MOSCOW, September 14 (RAPSI) — Russia's Supreme Court has overturned the conviction of a woman who stabbed her partner with a knife saying that it was justified self-defense.

The Court clarified that justified self-defense is defined by the Criminal Code as the actions aimed at protecting the personality and rights of the defender or other persons protected by law, of the interests of society or the state from a socially dangerous assault, if such an assault is associated with violence dangerous to the life of the defender or another person, or with an imminent threat of such violence.

According to the case materials, in the course of a quarrel initiated by the woman’s partner he attacked her in the presence of a child by inflicting blows at her body and pressuring her throat, what resulted in choking, while she was cutting bread with a knife; the defendant pushed the man away from herself and used this knife to stab him in the chest area. 

A court of first instance qualified these actions as deliberate infliction of grievous bodily harm, dangerous to the victim’s life, committed with the use of objects used as weapons and considered that the actions of the victim did not pose a threat to the life and health of the defendant.

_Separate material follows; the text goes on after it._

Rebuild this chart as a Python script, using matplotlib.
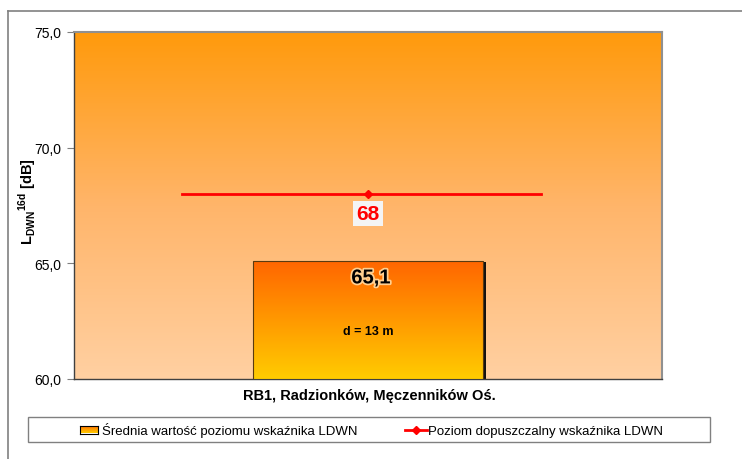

An upper court dismissed the appeal against this ruling; however, it re-qualified the woman’s actions as deliberate infliction of grievous bodily harm, committed in excess of the limits of necessary defense.

The Supreme Court in turn found that this conclusion of the court of appeal was made with a significant violation of the provisions of the Russian Criminal Code dealing with justifiable self-defense.

Under the established circumstances of the incident, the woman had the right to inflict any damage of any nature and extent to the assailant, as there was a real threat to her life; the single blow on the victim with a knife was inflicted precisely at that very moment, the Supreme Court noted.

Therefore, the defendant committed no crime as per the respective provision of the Criminal Code, the Supreme Court found. It ordered to cancel the conviction and later judicial acts issued with respect to the woman and to terminate the criminal case for lack of corpus delicti. The Court also recognized the defendant’s right to rehabilitation.